§ Exercise directions: Transcribe every line from the top down to the line with "States: Nov-08 @", both ends included, but not the pictures.

═══ Source data ═══

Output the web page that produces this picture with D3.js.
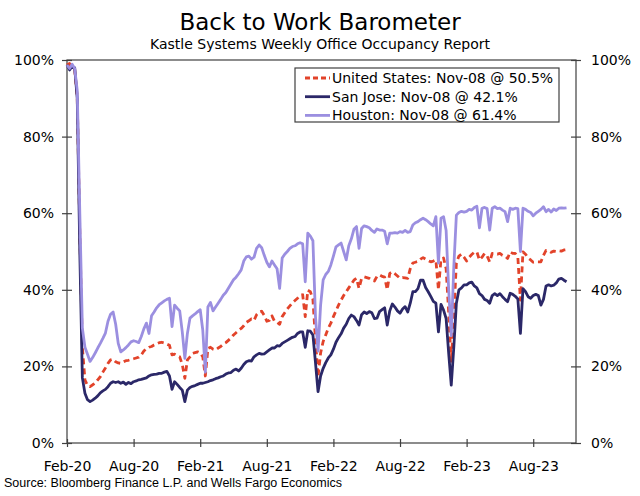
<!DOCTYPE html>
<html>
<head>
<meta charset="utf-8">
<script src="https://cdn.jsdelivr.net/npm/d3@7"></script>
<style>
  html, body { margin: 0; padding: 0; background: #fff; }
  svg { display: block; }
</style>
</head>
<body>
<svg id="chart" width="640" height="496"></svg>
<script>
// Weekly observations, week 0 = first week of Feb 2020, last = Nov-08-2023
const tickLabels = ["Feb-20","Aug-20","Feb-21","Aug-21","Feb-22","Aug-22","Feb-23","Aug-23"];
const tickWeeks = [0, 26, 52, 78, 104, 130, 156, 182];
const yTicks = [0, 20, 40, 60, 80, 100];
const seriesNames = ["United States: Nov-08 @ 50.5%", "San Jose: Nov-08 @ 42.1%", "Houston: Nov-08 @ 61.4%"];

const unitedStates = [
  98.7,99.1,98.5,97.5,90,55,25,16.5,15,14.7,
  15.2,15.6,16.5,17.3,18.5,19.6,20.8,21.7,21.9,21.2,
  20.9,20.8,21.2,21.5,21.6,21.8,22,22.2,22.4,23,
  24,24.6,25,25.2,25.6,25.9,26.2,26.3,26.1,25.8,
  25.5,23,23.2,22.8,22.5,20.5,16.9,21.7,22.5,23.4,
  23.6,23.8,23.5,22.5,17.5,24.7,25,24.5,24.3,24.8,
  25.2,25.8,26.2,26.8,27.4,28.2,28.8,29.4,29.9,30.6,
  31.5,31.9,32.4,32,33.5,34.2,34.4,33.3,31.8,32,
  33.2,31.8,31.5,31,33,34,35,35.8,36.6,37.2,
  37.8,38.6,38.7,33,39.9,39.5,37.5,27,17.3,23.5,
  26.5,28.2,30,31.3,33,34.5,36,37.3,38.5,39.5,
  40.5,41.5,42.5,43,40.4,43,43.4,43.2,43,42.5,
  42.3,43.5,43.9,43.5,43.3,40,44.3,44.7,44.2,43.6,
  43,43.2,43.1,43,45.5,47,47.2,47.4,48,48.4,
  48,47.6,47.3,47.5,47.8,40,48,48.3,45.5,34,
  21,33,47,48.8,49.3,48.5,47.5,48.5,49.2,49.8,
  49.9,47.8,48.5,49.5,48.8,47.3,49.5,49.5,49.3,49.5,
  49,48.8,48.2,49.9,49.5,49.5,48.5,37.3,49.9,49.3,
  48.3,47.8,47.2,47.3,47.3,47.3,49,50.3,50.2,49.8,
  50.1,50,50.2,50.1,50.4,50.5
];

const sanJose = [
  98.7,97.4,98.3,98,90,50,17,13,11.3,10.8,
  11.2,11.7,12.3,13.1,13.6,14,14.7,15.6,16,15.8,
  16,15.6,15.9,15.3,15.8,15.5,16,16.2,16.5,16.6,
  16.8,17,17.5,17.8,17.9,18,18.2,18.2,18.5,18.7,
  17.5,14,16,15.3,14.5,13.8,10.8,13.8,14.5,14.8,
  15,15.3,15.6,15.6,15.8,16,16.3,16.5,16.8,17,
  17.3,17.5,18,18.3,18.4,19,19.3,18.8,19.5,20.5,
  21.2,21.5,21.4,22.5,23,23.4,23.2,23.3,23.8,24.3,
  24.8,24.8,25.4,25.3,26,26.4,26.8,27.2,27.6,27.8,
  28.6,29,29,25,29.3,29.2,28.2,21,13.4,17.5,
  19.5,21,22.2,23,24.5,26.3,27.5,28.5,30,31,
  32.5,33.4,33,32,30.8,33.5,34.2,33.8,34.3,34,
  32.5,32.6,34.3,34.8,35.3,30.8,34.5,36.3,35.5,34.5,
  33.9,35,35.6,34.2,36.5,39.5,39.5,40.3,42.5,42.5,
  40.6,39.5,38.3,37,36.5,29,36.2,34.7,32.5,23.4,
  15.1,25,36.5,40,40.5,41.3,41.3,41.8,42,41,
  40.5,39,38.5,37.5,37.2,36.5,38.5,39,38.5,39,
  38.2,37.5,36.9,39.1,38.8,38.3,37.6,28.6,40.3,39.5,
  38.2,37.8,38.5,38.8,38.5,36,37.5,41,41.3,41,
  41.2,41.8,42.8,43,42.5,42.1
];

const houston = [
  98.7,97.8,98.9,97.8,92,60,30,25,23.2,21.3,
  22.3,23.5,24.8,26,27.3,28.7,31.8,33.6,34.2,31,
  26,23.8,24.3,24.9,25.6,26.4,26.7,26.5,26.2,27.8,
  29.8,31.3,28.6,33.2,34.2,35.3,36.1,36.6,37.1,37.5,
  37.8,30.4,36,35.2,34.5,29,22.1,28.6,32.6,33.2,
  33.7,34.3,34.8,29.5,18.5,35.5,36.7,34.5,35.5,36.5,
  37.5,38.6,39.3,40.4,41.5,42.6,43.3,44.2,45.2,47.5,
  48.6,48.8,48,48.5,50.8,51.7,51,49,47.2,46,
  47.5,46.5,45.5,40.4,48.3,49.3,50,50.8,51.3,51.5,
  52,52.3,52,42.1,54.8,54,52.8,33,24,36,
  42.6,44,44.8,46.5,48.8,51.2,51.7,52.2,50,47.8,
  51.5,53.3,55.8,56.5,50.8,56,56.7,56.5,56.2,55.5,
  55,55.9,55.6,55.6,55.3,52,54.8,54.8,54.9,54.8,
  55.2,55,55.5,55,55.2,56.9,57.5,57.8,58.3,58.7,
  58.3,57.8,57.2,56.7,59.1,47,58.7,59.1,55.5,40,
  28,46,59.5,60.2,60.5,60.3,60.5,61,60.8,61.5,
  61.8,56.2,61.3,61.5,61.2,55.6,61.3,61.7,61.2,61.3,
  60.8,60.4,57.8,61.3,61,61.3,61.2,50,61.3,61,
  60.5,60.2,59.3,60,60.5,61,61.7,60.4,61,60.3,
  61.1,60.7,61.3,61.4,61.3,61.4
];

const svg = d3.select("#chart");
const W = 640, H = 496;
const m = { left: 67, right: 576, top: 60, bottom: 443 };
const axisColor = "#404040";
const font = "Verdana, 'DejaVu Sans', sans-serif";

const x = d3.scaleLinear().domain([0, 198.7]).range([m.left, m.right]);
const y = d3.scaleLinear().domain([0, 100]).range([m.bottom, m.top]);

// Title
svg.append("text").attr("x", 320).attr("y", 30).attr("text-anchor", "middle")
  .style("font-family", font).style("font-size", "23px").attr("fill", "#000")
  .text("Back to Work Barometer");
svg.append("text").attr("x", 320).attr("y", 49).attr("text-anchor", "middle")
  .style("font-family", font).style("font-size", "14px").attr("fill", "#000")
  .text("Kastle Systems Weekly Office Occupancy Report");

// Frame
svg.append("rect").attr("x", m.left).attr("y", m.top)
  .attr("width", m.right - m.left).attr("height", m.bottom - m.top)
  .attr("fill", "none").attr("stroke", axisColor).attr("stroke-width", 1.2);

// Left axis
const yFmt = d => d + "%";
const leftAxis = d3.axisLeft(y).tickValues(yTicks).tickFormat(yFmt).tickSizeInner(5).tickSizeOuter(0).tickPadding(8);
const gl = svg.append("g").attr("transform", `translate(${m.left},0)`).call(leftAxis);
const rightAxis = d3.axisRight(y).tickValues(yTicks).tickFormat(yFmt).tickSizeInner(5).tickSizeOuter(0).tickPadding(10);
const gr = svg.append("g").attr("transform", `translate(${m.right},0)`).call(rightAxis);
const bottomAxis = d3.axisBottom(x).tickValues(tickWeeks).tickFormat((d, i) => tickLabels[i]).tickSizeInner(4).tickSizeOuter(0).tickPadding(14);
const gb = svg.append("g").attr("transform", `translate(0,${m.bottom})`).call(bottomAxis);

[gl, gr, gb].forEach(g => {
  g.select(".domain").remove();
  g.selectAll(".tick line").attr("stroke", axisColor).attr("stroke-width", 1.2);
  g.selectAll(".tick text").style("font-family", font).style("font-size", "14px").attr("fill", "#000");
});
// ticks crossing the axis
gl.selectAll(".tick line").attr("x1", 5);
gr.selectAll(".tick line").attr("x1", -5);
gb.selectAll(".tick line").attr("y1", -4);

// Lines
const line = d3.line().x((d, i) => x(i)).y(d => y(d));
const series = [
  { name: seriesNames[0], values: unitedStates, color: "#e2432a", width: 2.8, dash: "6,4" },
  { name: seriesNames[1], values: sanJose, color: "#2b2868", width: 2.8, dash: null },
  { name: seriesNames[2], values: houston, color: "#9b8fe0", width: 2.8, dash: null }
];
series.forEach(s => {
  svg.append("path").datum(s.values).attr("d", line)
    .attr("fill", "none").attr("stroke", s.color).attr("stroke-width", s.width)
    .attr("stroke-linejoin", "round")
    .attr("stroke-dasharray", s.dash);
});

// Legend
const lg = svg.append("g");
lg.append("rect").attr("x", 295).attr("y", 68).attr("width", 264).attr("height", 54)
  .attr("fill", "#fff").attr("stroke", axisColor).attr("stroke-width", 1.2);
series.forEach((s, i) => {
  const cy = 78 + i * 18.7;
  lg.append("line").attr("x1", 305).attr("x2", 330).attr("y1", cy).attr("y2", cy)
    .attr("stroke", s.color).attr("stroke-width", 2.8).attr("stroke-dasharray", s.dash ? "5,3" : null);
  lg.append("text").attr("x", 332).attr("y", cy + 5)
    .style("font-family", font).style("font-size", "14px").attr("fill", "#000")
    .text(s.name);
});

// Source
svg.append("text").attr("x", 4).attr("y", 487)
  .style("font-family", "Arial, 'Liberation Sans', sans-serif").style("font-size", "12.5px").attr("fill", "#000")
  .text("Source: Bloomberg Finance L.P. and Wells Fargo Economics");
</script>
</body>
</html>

═══

§ Full output:
Output the web page that produces this picture with D3.js.
<!DOCTYPE html>
<html>
<head>
<meta charset="utf-8">
<script src="https://cdn.jsdelivr.net/npm/d3@7"></script>
<style>
  html, body { margin: 0; padding: 0; background: #fff; }
  svg { display: block; }
</style>
</head>
<body>
<svg id="chart" width="640" height="496"></svg>
<script>
// Weekly observations, week 0 = first week of Feb 2020, last = Nov-08-2023
const tickLabels = ["Feb-20","Aug-20","Feb-21","Aug-21","Feb-22","Aug-22","Feb-23","Aug-23"];
const tickWeeks = [0, 26, 52, 78, 104, 130, 156, 182];
const yTicks = [0, 20, 40, 60, 80, 100];
const seriesNames = ["United States: Nov-08 @ 50.5%", "San Jose: Nov-08 @ 42.1%", "Houston: Nov-08 @ 61.4%"];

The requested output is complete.